The copy module provides two ways to copy objects: shallow and deep. Understanding the difference prevents subtle bugs with mutable data.
The Problem
Assignment doesn't copy—it creates a reference:
original = [1, 2, [3, 4]]
reference = original
reference[0] = 99
print(original) # [99, 2, [3, 4]] - original changed!Both variables point to the same object.
Shallow Copy
A shallow copy creates a new object but references the same nested objects:
import copy
original = [1, 2, [3, 4]]
shallow = copy.copy(original)
# Top level is independent
shallow[0] = 99
print(original) # [1, 2, [3, 4]] - unchanged
# But nested objects are shared
shallow[2][0] = 99
print(original) # [1, 2, [99, 4]] - changed!Deep Copy
A deep copy recursively copies everything:
import copy
original = [1, 2, [3, 4]]
deep = copy.deepcopy(original)
# Completely independent
deep[2][0] = 99
print(original) # [1, 2, [3, 4]] - unchanged
print(deep) # [1, 2, [99, 4]]Visual Comparison
original = [1, 2, [3, 4]]
# Reference (assignment)
reference ──────────────────┐
▼
original ──────────────► [1, 2, ●]──► [3, 4]
# Shallow copy
shallow ─────────────────► [1, 2, ●]──┐
▼
original ──────────────► [1, 2, ●]──► [3, 4]
# Deep copy
deep ─────────────────► [1, 2, ●]──► [3, 4] (independent)
original ──────────────► [1, 2, ●]──► [3, 4] (independent)
When to Use Each
Shallow copy when:
- Objects contain only immutable items (strings, numbers, tuples)

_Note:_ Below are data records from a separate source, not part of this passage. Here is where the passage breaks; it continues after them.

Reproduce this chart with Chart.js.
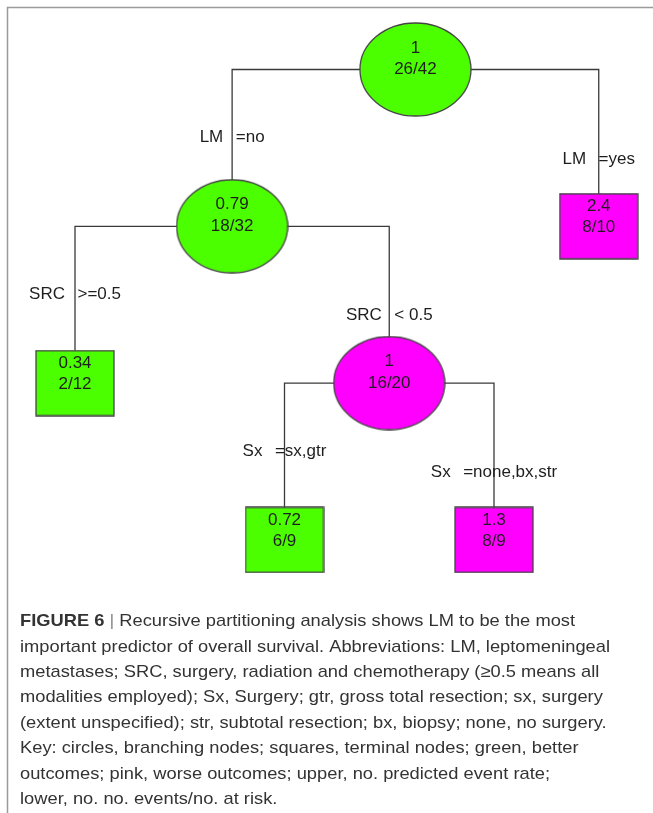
<!DOCTYPE html>
<html><head><meta charset="utf-8">
<script src="https://cdn.jsdelivr.net/npm/chart.js@4.4.1/dist/chart.umd.min.js"></script>
<style>html,body{margin:0;padding:0;background:#fff;overflow:hidden}canvas{display:block}</style>
</head><body>
<canvas id="c" width="653" height="813"></canvas>
<script>
// ---------- data ----------
const nodeRate    = ['1', '0.79', '2.4', '0.34', '1', '0.72', '1.3'];
const nodeEvents  = [26, 18, 8, 2, 16, 6, 8];
const nodeAtRisk  = [42, 32, 10, 12, 20, 9, 9];
const nodeParent  = [null, 0, 0, 1, 1, 4, 4];
const splitVar    = [null, 'LM', 'LM', 'SRC', 'SRC', 'Sx', 'Sx'];
const splitCond   = [null, '=no', '=yes', '>=0.5', '< 0.5', '=sx,gtr', '=none,bx,str'];
const nodeOutcome = ['better', 'better', 'worse', 'better', 'worse', 'better', 'worse'];
const captionTitle = 'FIGURE 6';
const captionLines = [
  'Recursive partitioning analysis shows LM to be the most',
  'important predictor of overall survival. Abbreviations: LM, leptomeningeal',
  'metastases; SRC, surgery, radiation and chemotherapy (\u22650.5 means all',
  'modalities employed); Sx, Surgery; gtr, gross total resection; sx, surgery',
  '(extent unspecified); str, subtotal resection; bx, biopsy; none, no surgery.',
  'Key: circles, branching nodes; squares, terminal nodes; green, better',
  'outcomes; pink, worse outcomes; upper, no. predicted event rate;',
  'lower, no. no. events/no. at risk.'
];

// ---------- layout (not data) ----------
const LAYOUT = {
  leafOrder: [3, 5, 6, 2], leafSlots: [0, 2, 4, 5],
  x0: 75, slotW: 104.75, y0: 69.5, levelH: 156.8,
  ellRx: 55.5, ellRy: 46.5, boxW: 78, boxH: 65
};
const COLORS = { better: '#4cff00', worse: '#ff00ff', edge: '#3a3a3a', text: '#1e1e1e' };
const FONT = '"Liberation Sans", Arial, Helvetica, sans-serif';

const N = nodeRate.length;
const children = Array.from({length: N}, () => []);
nodeParent.forEach((p, i) => { if (p !== null) children[p].push(i); });
const depth = nodeParent.map((p, i) => { let d = 0, q = p; while (q !== null) { d++; q = nodeParent[q]; } return d; });
const nx = new Array(N), ny = new Array(N);
function placeX(i) {
  if (children[i].length === 0) {
    nx[i] = LAYOUT.x0 + LAYOUT.leafSlots[LAYOUT.leafOrder.indexOf(i)] * LAYOUT.slotW;
  } else {
    children[i].forEach(placeX);
    nx[i] = children[i].reduce((s, c) => s + nx[c], 0) / children[i].length;
  }
}
placeX(0);
for (let i = 0; i < N; i++) ny[i] = LAYOUT.y0 + depth[i] * LAYOUT.levelH;

function makeShape(isLeaf, color) {
  const cv = document.createElement('canvas');
  const w = isLeaf ? LAYOUT.boxW + 2 : Math.ceil(LAYOUT.ellRx * 2 + 2);
  const h = isLeaf ? LAYOUT.boxH + 2 : Math.ceil(LAYOUT.ellRy * 2 + 2);
  cv.width = w; cv.height = h;
  const g = cv.getContext('2d');
  g.fillStyle = color; g.strokeStyle = '#444'; g.lineWidth = 1.3;
  g.beginPath();
  if (isLeaf) g.rect(1, 1, LAYOUT.boxW, LAYOUT.boxH);
  else g.ellipse(w / 2, h / 2, LAYOUT.ellRx, LAYOUT.ellRy, 0, 0, Math.PI * 2);
  g.fill(); g.stroke();
  return cv;
}
const shapes = {};
['better', 'worse'].forEach(o => {
  shapes[o + 'leaf'] = makeShape(true, COLORS[o]);
  shapes[o + 'node'] = makeShape(false, COLORS[o]);
});

// edge datasets (one polyline per internal node)
const edgeSets = [];
for (let i = 0; i < N; i++) {
  if (children[i].length === 2) {
    const [l, r] = children[i];
    edgeSets.push({
      type: 'scatter', showLine: true, order: 2,
      data: [{x: nx[l], y: ny[l]}, {x: nx[l], y: ny[i]}, {x: nx[r], y: ny[i]}, {x: nx[r], y: ny[r]}],
      borderColor: COLORS.edge, borderWidth: 1.3, pointRadius: 0, tension: 0
    });
  }
}
const nodeSet = {
  type: 'scatter', order: 0,
  data: nodeRate.map((v, i) => ({x: nx[i], y: ny[i]})),
  pointStyle: nodeRate.map((v, i) => shapes[nodeOutcome[i] + (children[i].length ? 'node' : 'leaf')]),
  pointRadius: 5, pointHoverRadius: 5
};

const textPlugin = {
  id: 'treeText',
  afterDraw(chart) {
    const ctx = chart.ctx, xs = chart.scales.x, ys = chart.scales.y;
    ctx.save();
    ctx.fillStyle = COLORS.text;
    ctx.textBaseline = 'middle';
    // node texts
    ctx.font = '17px ' + FONT;
    ctx.textAlign = 'center';
    for (let i = 0; i < N; i++) {
      const px = xs.getPixelForValue(nx[i]), py = ys.getPixelForValue(ny[i]);
      const leaf = children[i].length === 0;
      ctx.fillText(nodeRate[i], px, py + (leaf ? -20 : -21.5));
      ctx.fillText(nodeEvents[i] + '/' + nodeAtRisk[i], px, py + (leaf ? 1 : 0));
    }
    // split labels
    ctx.textAlign = 'left';
    for (let i = 1; i < N; i++) {
      const p = nodeParent[i];
      const isLeft = children[p][0] === i;
      const midY = (ny[p] + ny[i]) / 2 + (isLeft ? -10.5 : 11);
      const a = ctx.measureText(splitVar[i]).width, b = ctx.measureText(splitCond[i]).width;
      const gap = 12.5, tot = a + gap + b;
      const px = xs.getPixelForValue(nx[i]) - tot / 2, py = ys.getPixelForValue(midY);
      ctx.fillText(splitVar[i], px, py);
      ctx.fillText(splitCond[i], px + a + gap, py);
    }
    // frame
    ctx.strokeStyle = '#9a9a9a'; ctx.lineWidth = 1.5;
    ctx.beginPath(); ctx.moveTo(7.5, 813); ctx.lineTo(7.5, 7.5); ctx.lineTo(653, 7.5); ctx.stroke();
    // caption
    const cx = 20, cy0 = 621.5, lh = 25.4;
    ctx.font = '17px ' + FONT;
    const sx = 590 / ctx.measureText(captionLines[1]).width;
    ctx.fillStyle = '#333333';
    captionLines.forEach((line, k) => {
      ctx.save();
      ctx.translate(cx, cy0 + k * lh);
      ctx.scale(sx, 1);
      let x = 0;
      if (k === 0) {
        ctx.font = 'bold 17px ' + FONT;
        ctx.fillText(captionTitle, 0, 0);
        x += ctx.measureText(captionTitle).width;
        ctx.font = '17px ' + FONT;
        x += ctx.measureText(' ').width;
        ctx.fillStyle = '#8a8a8a';
        ctx.fillText('|', x, 0);
        x += ctx.measureText('| ').width;
        ctx.fillStyle = '#333333';
      }
      ctx.fillText(line, x, 0);
      ctx.restore();
    });
    ctx.restore();
  }
};

new Chart(document.getElementById('c'), {
  type: 'scatter',
  data: { datasets: [nodeSet, ...edgeSets] },
  options: {
    responsive: false, animation: false, devicePixelRatio: 1,
    layout: { padding: 0, autoPadding: false },
    clip: false,
    events: [],
    plugins: { legend: { display: false }, tooltip: { enabled: false } },
    scales: {
      x: { type: 'linear', min: 0, max: 653, display: false },
      y: { type: 'linear', min: 0, max: 813, reverse: true, display: false }
    }
  },
  plugins: [textPlugin]
});
</script>
</body></html>
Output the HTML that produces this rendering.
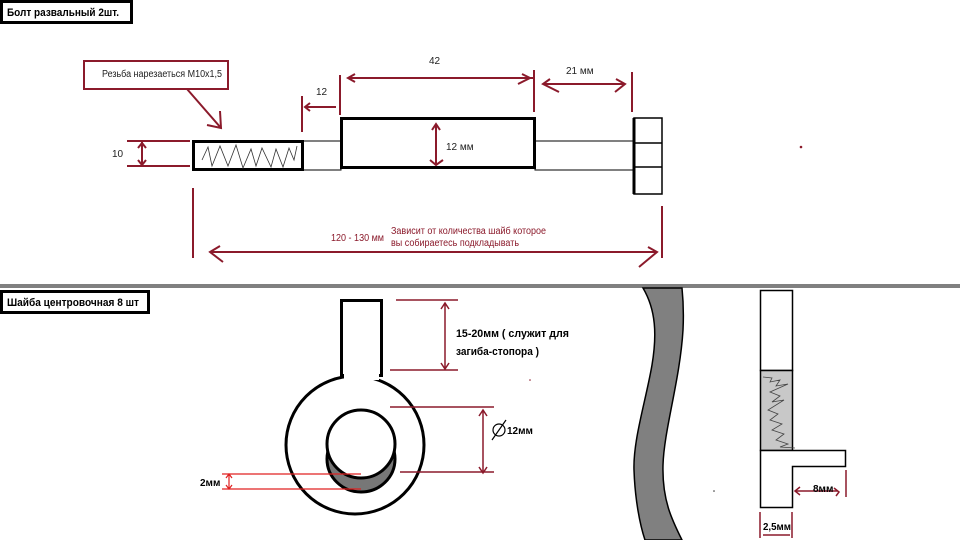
<!DOCTYPE html>
<html><head><meta charset="utf-8"><style>
html,body{margin:0;padding:0;background:#fff;}
svg{display:block;font-family:"Liberation Sans",sans-serif;}
</style></head><body>
<svg width="960" height="540" viewBox="0 0 960 540" xmlns="http://www.w3.org/2000/svg">
<rect width="960" height="540" fill="#fff"/>
<!-- Title 1 -->
<rect x="1.5" y="1.5" width="130" height="21" fill="#fff" stroke="#000" stroke-width="3"/>
<text x="7" y="16" font-size="11" font-weight="bold" textLength="112" lengthAdjust="spacingAndGlyphs">Болт развальный 2шт.</text>
<!-- bolt -->
<g fill="#fff" stroke="#000">
<rect x="303" y="141" width="38" height="29" stroke-width="1"/>
<rect x="535" y="141" width="99" height="29" stroke-width="1"/>
<rect x="193.5" y="141.5" width="109" height="28" stroke-width="3"/>
<rect x="341.5" y="118.5" width="193" height="49" stroke-width="3"/>
<rect x="634" y="118" width="28" height="76" stroke-width="1.5"/>
<path d="M634 143 H662 M634 167 H662" stroke-width="1.5"/>
<path d="M634 118 V194" stroke-width="3"/>
</g>
<path d="M202 160 L208 147 L212 166 L220 146 L228 166 L236 145 L243 168 L251 149 L256 166 L262 148 L271 167 L276 149 L283 167 L289 148 L294 160 L297 146" fill="none" stroke="#333" stroke-width="0.8"/>
<!-- callout -->
<rect x="84" y="61" width="144" height="28" fill="#fff" stroke="#8b1a2b" stroke-width="2"/>
<text x="102" y="77" font-size="10" fill="#222" textLength="120" lengthAdjust="spacingAndGlyphs">Резьба нарезаеться М10х1,5</text>
<g stroke="#8b1a2b" stroke-width="2" fill="none">
<path d="M187 89 L221 128 M220 111 L221 128 L207 125"/>
<path d="M127 141 H190 M127 166 H190 M142 142 V165 M138 148 L142 143 L146 148 M138 160 L142 165 L146 160"/>
<path d="M302 96 V132 M340 75 V115 M305 107 H336 M310 103 L305 107 L310 111"/>
<path d="M348 78 H533 M534 70 V112 M355 74 L348 78 L355 82 M522 74 L530 78 L518 84"/>
<path d="M543 84 H625 M632 72 V112 M550 79 L543 84 L559 92 M616 79 L625 84 L615 92"/>
<path d="M436 124 V164 M432 130 L436 124 L440 130 M430 160 L436 165 L443 160"/>
<path d="M193 188 V258 M662 206 V258 M210 252 H657 M220 246 L210 252 L223 262 M648 247 L657 252 L639 267"/>
</g>
<text x="429" y="64" font-size="10" fill="#222">42</text>
<text x="316" y="95" font-size="10" fill="#222">12</text>
<text x="566" y="74" font-size="10" fill="#222">21 мм</text>
<text x="112" y="157" font-size="10" fill="#222">10</text>
<text x="446" y="150" font-size="10" fill="#222">12 мм</text>
<text x="331" y="241" font-size="10" fill="#8b1a2b" textLength="53" lengthAdjust="spacingAndGlyphs">120 - 130 мм</text>
<text x="391" y="234" font-size="10" fill="#8b1a2b" textLength="155" lengthAdjust="spacingAndGlyphs">Зависит от количества шайб которое</text>
<text x="391" y="246" font-size="10" fill="#8b1a2b" textLength="128" lengthAdjust="spacingAndGlyphs">вы собираетесь подкладывать</text>
<circle cx="801" cy="147" r="1.3" fill="#8b1a2b"/>
<!-- separator -->
<rect x="0" y="284" width="960" height="4" fill="#808080"/>
<!-- Title 2 -->
<rect x="1.5" y="291.5" width="147" height="21" fill="#fff" stroke="#000" stroke-width="3"/>
<text x="7" y="306" font-size="11" font-weight="bold" textLength="132" lengthAdjust="spacingAndGlyphs">Шайба центровочная 8 шт</text>
<!-- washer -->
<circle cx="355" cy="445" r="69" fill="#fff" stroke="#000" stroke-width="3"/>
<rect x="341.5" y="300.5" width="40" height="75" fill="#fff" stroke="#000" stroke-width="3"/>
<rect x="344" y="372" width="35" height="8" fill="#fff"/>
<ellipse cx="361" cy="459" rx="34" ry="33" fill="#777" stroke="#000" stroke-width="3"/>
<circle cx="361" cy="444" r="34" fill="#fff" stroke="#000" stroke-width="3"/>
<g stroke="#8b1a2b" stroke-width="1.5" fill="none">
<path d="M396 300 H458 M390 370 H458 M445 304 V368 M441 309 L445 303 L449 309 M441 363 L445 369 L449 363"/>
<path d="M390 407 H494 M400 472 H494 M483 411 V472 M479 416 L483 410 L487 416 M479 467 L483 473 L487 467"/>
</g>
<g stroke="#e02020" stroke-width="1.2" fill="none">
<path d="M222 474 H361 M222 489 H361 M229 475 V488 M226 478 L229 474 L232 478 M226 485 L229 489 L232 485"/>
</g>
<text x="456" y="337" font-size="11" font-weight="bold" textLength="113" lengthAdjust="spacingAndGlyphs">15-20мм ( служит для</text>
<text x="456" y="355" font-size="11" font-weight="bold" textLength="83" lengthAdjust="spacingAndGlyphs">загиба-стопора )</text>
<circle cx="499" cy="430" r="6" fill="none" stroke="#000" stroke-width="1.2"/>
<path d="M492 440 L506 420" stroke="#000" stroke-width="1.2"/>
<text x="507" y="434" font-size="10" font-weight="bold">12мм</text>
<text x="200" y="486" font-size="10" font-weight="bold">2мм</text>
<circle cx="530" cy="380" r="0.8" fill="#8b1a2b"/>
<circle cx="714" cy="491" r="0.8" fill="#333"/>
<!-- S curve -->
<path d="M643 288 C656 310 657 335 652 365 C646 400 633 440 634 470 C635 500 640 525 645 540 L682 540 C672 520 662 500 663 465 C664 430 680 380 683 330 C684 310 683 298 682 288 Z" fill="#808080" stroke="#000" stroke-width="1.5"/>
<!-- right section -->
<rect x="760.5" y="290.5" width="32" height="80" fill="#fff" stroke="#000" stroke-width="1.5"/>
<rect x="760.5" y="370.5" width="32" height="80" fill="#c8c8c8" stroke="#000" stroke-width="1.5"/>
<path d="M763 377 L772 378 L770 382 L780 380 L776 386 L788 384 L770 392 L780 396 L772 402 L784 400 L768 410 L778 414 L770 420 L782 424 L772 430 L784 434 L776 440 L788 444 L780 447 L795 448" fill="none" stroke="#444" stroke-width="0.8"/>
<path d="M760.5 450.5 H845.5 V466.5 H792.5 V507.5 H760.5 Z" fill="#fff" stroke="#000" stroke-width="1.5"/>
<g stroke="#8b1a2b" stroke-width="1.5" fill="none">
<path d="M846 470 V497 M795 491 H838 M800 487 L795 491 L800 495 M834 488 L839 492 L836 496"/>
<path d="M760 512 V538 M792 512 V538 M763 535 H790"/>
</g>
<text x="813" y="492" font-size="10" font-weight="bold">8мм</text>
<text x="763" y="530" font-size="10" font-weight="bold" textLength="28" lengthAdjust="spacingAndGlyphs">2,5мм</text>
</svg>
</body></html>
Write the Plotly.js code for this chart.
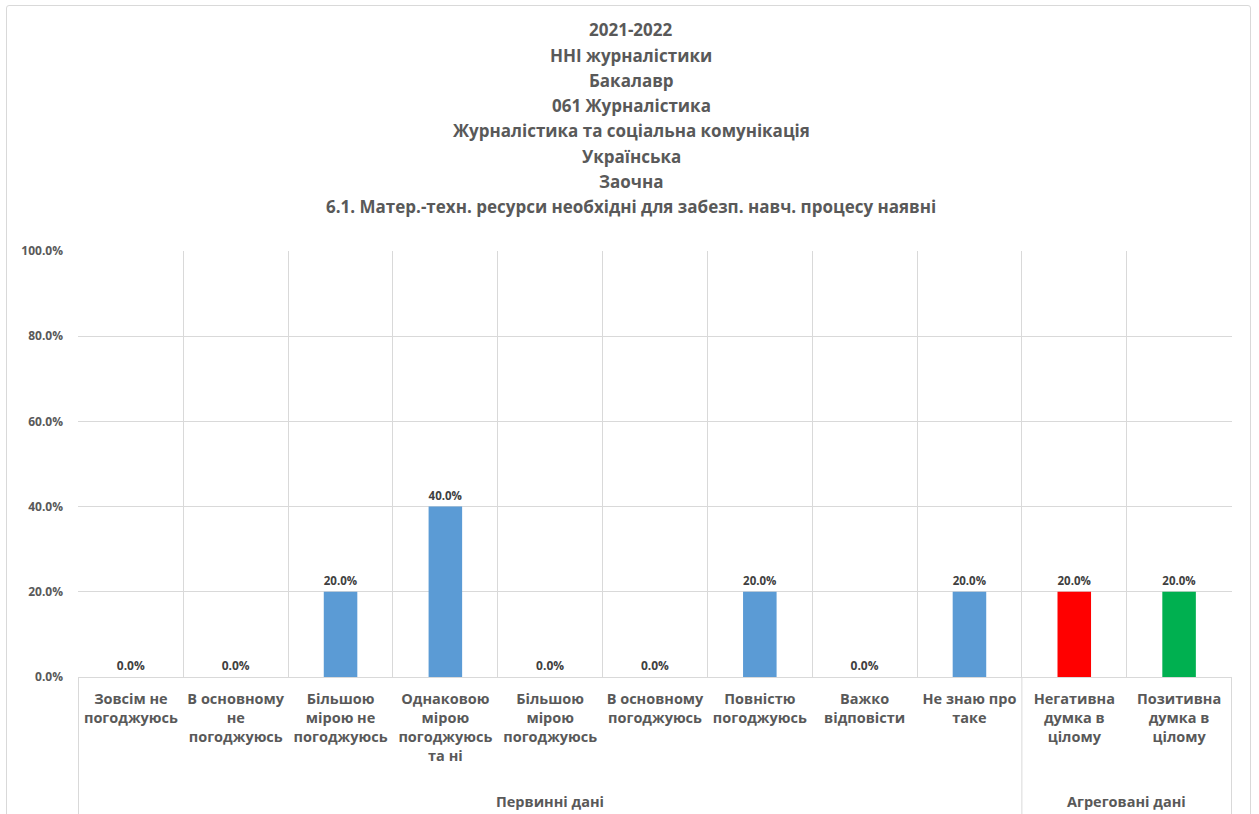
<!DOCTYPE html>
<html>
<head>
<meta charset="utf-8">
<script src="https://cdn.plot.ly/plotly-3.0.1.min.js"></script>
<style>
html,body{margin:0;padding:0;background:#fff;}
#wrap{position:relative;width:1259px;height:814px;overflow:hidden;}
#frame{position:absolute;left:6px;top:5px;width:1245px;height:900px;border:1px solid #d9d9d9;border-radius:3px;box-sizing:border-box;pointer-events:none;}
#chart{position:absolute;left:0;top:0;width:1259px;height:814px;}
</style>
</head>
<body>
<div id="wrap"><div id="chart"></div><div id="frame"></div></div>
<script>
var titleLines = [
  "2021-2022",
  "ННІ журналістики",
  "Бакалавр",
  "061 Журналістика",
  "Журналістика та соціальна комунікація",
  "Українська",
  "Заочна",
  "6.1. Матер.-техн. ресурси необхідні для забезп. навч. процесу наявні"
];
var groups = [
  "Первинні дані","Первинні дані","Первинні дані","Первинні дані","Первинні дані",
  "Первинні дані","Первинні дані","Первинні дані","Первинні дані",
  "Агреговані дані","Агреговані дані"
];
var categories = [
  "Зовсім не<br>погоджуюсь",
  "В основному<br>не<br>погоджуюсь",
  "Більшою<br>мірою не<br>погоджуюсь",
  "Однаковою<br>мірою<br>погоджуюсь<br>та ні",
  "Більшою<br>мірою<br>погоджуюсь",
  "В основному<br>погоджуюсь",
  "Повністю<br>погоджуюсь",
  "Важко<br>відповісти",
  "Не знаю про<br>таке",
  "Негативна<br>думка в<br>цілому",
  "Позитивна<br>думка в<br>цілому"
];
var values = [0.0, 0.0, 0.2, 0.4, 0.0, 0.0, 0.2, 0.0, 0.2, 0.2, 0.2];

var FONT = "'Open Sans', 'Noto Sans', sans-serif";
var GREY = "#595959";
var LINE = "#d9d9d9";
var colors = categories.map(function(c, i){
  if (groups[i] === "Агреговані дані") return i === categories.length - 2 ? "#FF0000" : "#00B050";
  return "#5B9BD5";
});

var trace = {
  type: "bar",
  x: categories,
  y: values,
  marker: {color: colors},
  texttemplate: "<b>%{y:.1%}</b>",
  textposition: "outside",
  cliponaxis: false,
  textfont: {family: FONT, size: 12, color: "#404040"},
  hoverinfo: "skip"
};

var annotations = titleLines.map(function(t, i){
  var ypx = 30 + i * 25.2;
  return {
    text: "<b>" + t + "</b>",
    xref: "paper", yref: "paper",
    x: (631 - 78) / 1154, y: (677 - ypx) / 426,
    xanchor: "center", yanchor: "middle",
    showarrow: false,
    font: {family: FONT, size: 17, color: GREY}
  };
});

// group labels and dividers, placed by category index on the x axis
var shapes = [];
var start = 0;
for (var i = 1; i <= groups.length; i++) {
  if (i === groups.length || groups[i] !== groups[start]) {
    annotations.push({
      text: "<b>" + groups[start] + "</b>",
      xref: "x", yref: "paper",
      x: (start + i - 1) / 2, y: (677 - 801) / 426,
      xanchor: "center", yanchor: "middle",
      showarrow: false,
      font: {family: FONT, size: 14.5, color: GREY}
    });
    shapes.push({type: "line", xref: "x", yref: "paper", x0: start - 0.5, x1: start - 0.5,
      y0: 0, y1: -0.5, line: {color: LINE, width: 1}});
    start = i;
  }
}
shapes.push({type: "line", xref: "x", yref: "paper", x0: groups.length - 0.5, x1: groups.length - 0.5,
  y0: 0, y1: -0.5, line: {color: LINE, width: 1}});

var layout = {
  width: 1259, height: 814,
  margin: {l: 78, r: 27, t: 251, b: 137, pad: 0},
  paper_bgcolor: "#ffffff", plot_bgcolor: "#ffffff",
  showlegend: false,
  bargap: 0.68,
  font: {family: FONT, color: GREY},
  annotations: annotations,
  shapes: shapes,
  xaxis: {
    type: "category",
    tickson: "boundaries",
    showgrid: true, gridcolor: LINE, gridwidth: 1,
    showline: true, linecolor: LINE, linewidth: 1,
    ticks: "",
    tickangle: 0,
    tickfont: {family: FONT, size: 14.5, color: GREY, weight: "bold"},
    ticklabelstandoff: 9,
    fixedrange: true
  },
  yaxis: {
    range: [0, 1], dtick: 0.2, tickformat: ".1%",
    showgrid: true, gridcolor: LINE, gridwidth: 1,
    zeroline: true, zerolinecolor: LINE,
    showline: false, ticks: "",
    tickfont: {family: FONT, size: 12, color: GREY, weight: "bold"},
    ticklabelstandoff: 14,
    fixedrange: true
  }
};

Plotly.newPlot("chart", [trace], layout, {displayModeBar: false, staticPlot: true});
</script>
</body>
</html>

- You want to share nested objects intentionally
- Performance matters and deep copy is overkill
Deep copy when:
- Objects have nested mutable containers
- You need complete independence
- Modifying the copy should never affect the original
Built-in Shortcuts
Some types have copy methods:
# Lists
original = [1, 2, 3]
shallow = original.copy() # or list(original) or original[:]
# Dicts
original = {'a': 1, 'b': 2}
shallow = original.copy() # or dict(original)
# Sets
original = {1, 2, 3}
shallow = original.copy() # or set(original)These are all shallow copies.
Dictionaries Example
import copy
original = {
'name': 'Alice',
'scores': [95, 87, 92]
}
shallow = copy.copy(original)
deep = copy.deepcopy(original)
# Modify nested list in shallow copy
shallow['scores'].append(100)
print(original['scores']) # [95, 87, 92, 100] - affected!
# Modify nested list in deep copy
deep['scores'].append(50)
print(original['scores']) # [95, 87, 92, 100] - unchangedCustom Objects
Classes can customize copying:
import copy
class Config:
def __init__(self, settings):
self.settings = settings
def __copy__(self):
# Custom shallow copy
return Config(self.settings)
def __deepcopy__(self, memo):
# Custom deep copy
return Config(copy.deepcopy(self.settings, memo))The memo dict prevents infinite loops with circular references.
Circular References
Deep copy handles circular references:
import copy
a = [1, 2]
a.append(a) # Circular reference
deep = copy.deepcopy(a)
print(deep[2] is deep) # True - circular structure preserved
print(deep[2] is a) # False - independent copyPerformance
Deep copy is slower:
import copy
import timeit
data = {'a': [1, 2, 3], 'b': {'x': [4, 5, 6]}}
shallow_time = timeit.timeit(lambda: copy.copy(data), number=100000)
deep_time = timeit.timeit(lambda: copy.deepcopy(data), number=100000)
# Deep copy is typically 5-10x slowerCommon Pitfall: Default Arguments
# Bug: mutable default argument
def add_item(item, items=[]):
items.append(item)
return items
print(add_item(1)) # [1]
print(add_item(2)) # [1, 2] - same list!
# Fix: use None and copy
def add_item(item, items=None):
if items is None:
items = []
items.append(item)
return itemsTesting Copies
Verify your copies work correctly:
import copy
def test_deep_copy():
original = {'nested': [1, 2, 3]}
copied = copy.deepcopy(original)
# Modify copy
copied['nested'].append(4)
# Original unchanged
assert original['nested'] == [1, 2, 3]
assert copied['nested'] == [1, 2, 3, 4]Summary
| Method | New Object? | Nested Objects |
|---|---|---|
Assignment (=) | No | Shared |
copy.copy() | Yes | Shared |
copy.deepcopy() | Yes | Copied |
When in doubt, use deepcopy(). It's slower but safer. Only optimize to shallow copy when you've verified nested objects don't need independence.